Dessert was often cheesecake; he made the most wonderful flavors: dark chocolate, mocha, pumpkin, ginger, and one year, tropical cheesecake, made with coconut milk and topped with kiwi, pineapple and banana.

He was fearless, trying new recipes for a party of twelve, substituting balsamic or brown sugar or sour cream. And he did all of this with a seeming effortlessness, that I now know (since I cook and bake and have dinner parties myself) was part pure joy and part illusion, and he did it while enjoying a glass of wine and some quiet conversation.

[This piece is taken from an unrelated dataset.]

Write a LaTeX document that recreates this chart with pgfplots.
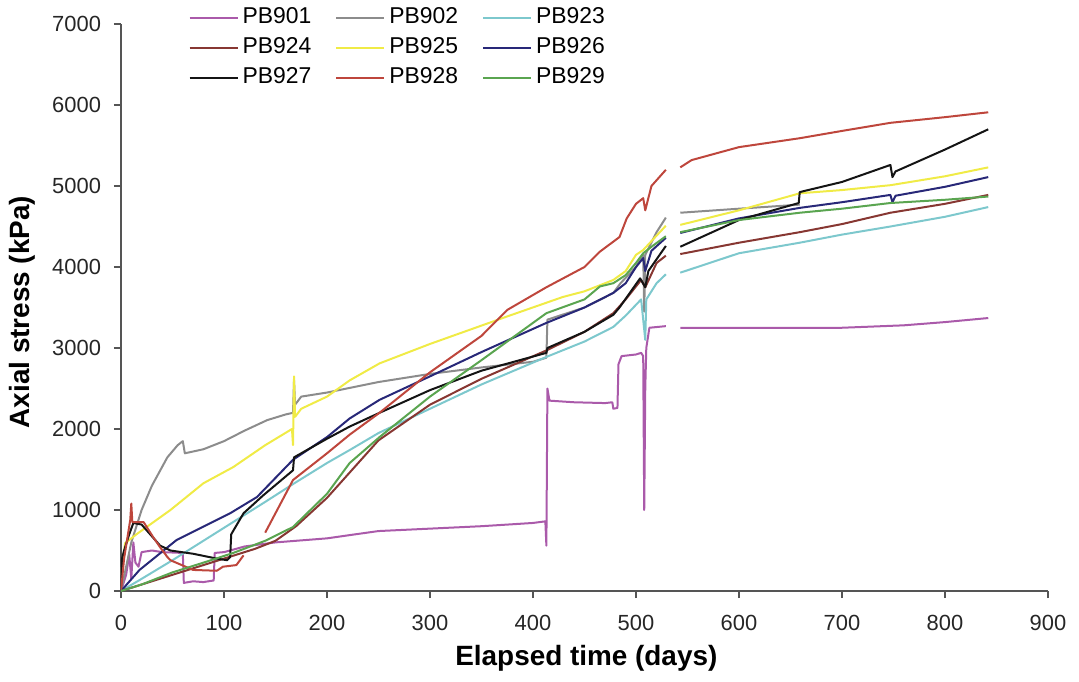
\documentclass[border=0pt]{standalone}
\usepackage{fontspec}
\setmainfont{Liberation Sans}
\usepackage{pgfplots}
\pgfplotsset{compat=1.18}
\definecolor{c901}{RGB}{170,90,170}
\definecolor{c902}{RGB}{140,140,140}
\definecolor{c923}{RGB}{125,200,205}
\definecolor{c924}{RGB}{135,55,50}
\definecolor{c925}{RGB}{240,235,70}
\definecolor{c926}{RGB}{40,40,120}
\definecolor{c927}{RGB}{20,20,20}
\definecolor{c928}{RGB}{190,70,60}
\definecolor{c929}{RGB}{90,165,80}
\definecolor{axc}{RGB}{85,85,85}
\begin{document}
\begin{tikzpicture}
\path[use as bounding box] (-60.5bp,-45.5bp) rectangle (479bp,295.5bp);
\begin{axis}[
  at={(0,0)}, anchor=south west,
  scale only axis, width=463.5bp, height=283.5bp,
  xmin=0, xmax=900, ymin=0, ymax=7000,
  xtick={0,100,...,900}, ytick={0,1000,...,7000},
  axis x line*=bottom, axis y line*=left,
  axis line style={axc, line width=0.8bp, -},
  tick style={axc, line width=0.8bp},
  tick align=outside, major tick length=3.5bp,
  minor tick num=0,
  scaled ticks=false,
  /pgf/number format/assume math mode=true,
  /pgf/number format/set thousands separator={},
  ticklabel style={font=\fontsize{11}{13}\selectfont, text=black!85},
  xticklabel style={yshift=-5bp},
  yticklabel style={xshift=-3bp},
  xlabel={Elapsed time (days)},
  ylabel={Axial stress (kPa)},
  label style={font=\fontsize{14}{16}\bfseries\selectfont},
  xlabel style={at={(axis description cs:0.502,-0.118)}, anchor=center},
  ylabel style={at={(axis description cs:-0.106,0.492)}, anchor=center, rotate=0},
  unbounded coords=jump,
  every axis plot/.append style={line width=1bp, line join=round},
  legend columns=3,
  legend cell align=left,
  legend style={at={(axis description cs:0.066,1.045)}, anchor=north west,
    draw=none, fill=none, font=\fontsize{11.5}{13}\selectfont,
    nodes={text height=8.5bp, text depth=2.5bp, inner sep=2bp},
    /tikz/every even column/.append style={column sep=10bp}},
  legend image code/.code={\draw[#1, line width=1bp] (0bp,0bp) -- (24bp,0bp);},
]
% PB901
\addplot[c901] coordinates {(0,0) (5,200) (8,450) (10,150) (12,600) (14,350) (17,300) (20,480) (30,500) (40,480) (60,470) (61,100) (70,120) (80,110) (90,130) (91,470) (100,480) (106,500) (120,550) (150,600) (200,650) (222,690) (250,740) (300,770) (350,800) (400,840) (412,860) (413,560) (414,2500) (416,2350) (440,2330) (470,2320) (477,2330) (478,2250) (482,2260) (483,2800) (486,2900) (500,2920) (505,2940) (507,2900) (508,1000) (509,2500) (510,3000) (513,3250) (529,3270) (530,nan) (543,3250) (600,3250) (700,3250) (760,3280) (800,3320) (842,3370)};
% PB902
\addplot[c902] coordinates {(0,0) (5,300) (10,600) (20,1000) (30,1300) (45,1650) (55,1800) (60,1850) (62,1700) (80,1750) (100,1850) (120,1980) (142,2110) (160,2180) (167,2200) (168,2600) (169,2300) (175,2400) (200,2450) (250,2580) (300,2680) (350,2760) (400,2830) (413,2880) (414,3350) (450,3500) (478,3680) (485,3800) (500,4000) (507,4150) (508,3450) (509,4150) (520,4430) (529,4610) (530,nan) (543,4670) (600,4720) (659,4770)};
% PB923
\addplot[c923] coordinates {(0,0) (20,150) (50,380) (80,620) (100,780) (140,1100) (167,1320) (200,1580) (222,1740) (250,1950) (300,2250) (350,2550) (413,2890) (450,3080) (478,3260) (490,3400) (505,3600) (509,3100) (510,3600) (520,3800) (529,3910) (530,nan) (543,3930) (600,4170) (659,4300) (700,4400) (747,4500) (800,4620) (842,4740)};
% PB924
\addplot[c924] coordinates {(0,0) (20,80) (50,200) (100,400) (130,520) (150,620) (170,800) (200,1150) (250,1860) (300,2300) (350,2620) (413,2970) (450,3200) (478,3430) (490,3600) (505,3840) (509,3750) (520,4050) (529,4140) (530,nan) (543,4160) (600,4300) (659,4430) (700,4530) (747,4670) (800,4780) (842,4890)};
% PB925
\addplot[c925] coordinates {(0,200) (4,590) (15,700) (48,1000) (80,1330) (109,1530) (140,1800) (166,2000) (167,1800) (168,2650) (169,2150) (175,2250) (200,2400) (222,2600) (251,2810) (300,3050) (375,3390) (429,3630) (450,3700) (478,3840) (490,3950) (500,4150) (507,4210) (529,4510) (530,nan) (543,4520) (600,4700) (659,4910) (700,4950) (747,5010) (800,5120) (842,5230)};
% PB926
\addplot[c926] coordinates {(0,0) (18,260) (54,630) (106,960) (132,1160) (167,1620) (200,1900) (222,2130) (251,2360) (300,2650) (350,2950) (413,3310) (450,3500) (478,3680) (490,3800) (500,4000) (507,4110) (509,3950) (515,4200) (529,4360) (530,nan) (543,4420) (600,4600) (659,4730) (700,4800) (747,4890) (749,4800) (752,4880) (800,4990) (842,5110)};
% PB927
\addplot[c927] coordinates {(0,0) (1,400) (3,500) (8,700) (12,840) (20,820) (38,560) (48,500) (70,460) (93,400) (103,380) (106,420) (107,700) (119,960) (138,1180) (167,1490) (168,1650) (200,1880) (222,2030) (251,2200) (300,2480) (350,2720) (413,2940) (414,3000) (450,3200) (478,3410) (484,3500) (504,3860) (509,3750) (512,3950) (529,4260) (530,nan) (543,4250) (600,4580) (658,4790) (659,4925) (700,5050) (747,5260) (749,5110) (752,5180) (800,5450) (842,5700)};
% PB928
\addplot[c928] coordinates {(0,0) (3,400) (9,880) (10,1080) (11,850) (22,850) (31,670) (38,540) (45,420) (48,380) (70,260) (93,250) (99,300) (112,320) (119,440) (120,nan) (140,720) (167,1370) (200,1700) (222,1930) (251,2200) (300,2700) (350,3150) (375,3470) (413,3750) (450,4000) (465,4190) (484,4370) (491,4600) (500,4780) (507,4850) (509,4700) (515,5000) (529,5200) (530,nan) (543,5230) (554,5320) (600,5480) (659,5590) (700,5680) (747,5780) (800,5850) (842,5910)};
% PB929
\addplot[c929] coordinates {(0,0) (20,80) (50,230) (80,350) (109,470) (140,620) (167,790) (200,1200) (222,1580) (251,1900) (300,2400) (350,2850) (413,3430) (450,3600) (465,3760) (478,3800) (490,3900) (500,4050) (507,4170) (515,4250) (529,4380) (530,nan) (543,4430) (600,4580) (659,4670) (700,4720) (747,4790) (800,4830) (842,4870)};
\legend{PB901,PB902,PB923,PB924,PB925,PB926,PB927,PB928,PB929}
\end{axis}
\end{tikzpicture}
\end{document}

He became a cook by default, and not until he was sixty-two, when my mother became ill. At first, he made the old stand-bys: burgers, broiled hot dogs with melted cheese, Sloppy Joes, pasta. But then he began reading Gourmet and Bon Appétit, and tried his hand at braising, marinating, searing. Eventually, he bought subscriptions to both magazines, bought copper-clad pans, and made his own simple hanging rack for the collection of sauté pans he was acquiring. He invested in a food processor (which I inherited 20 years later; it starting smoking one day, and I had to invest in one of my own). He made his own pesto sauce, béchamel, tapenade, romesco. And he mastered the most difficult meal of all: Thanksgiving.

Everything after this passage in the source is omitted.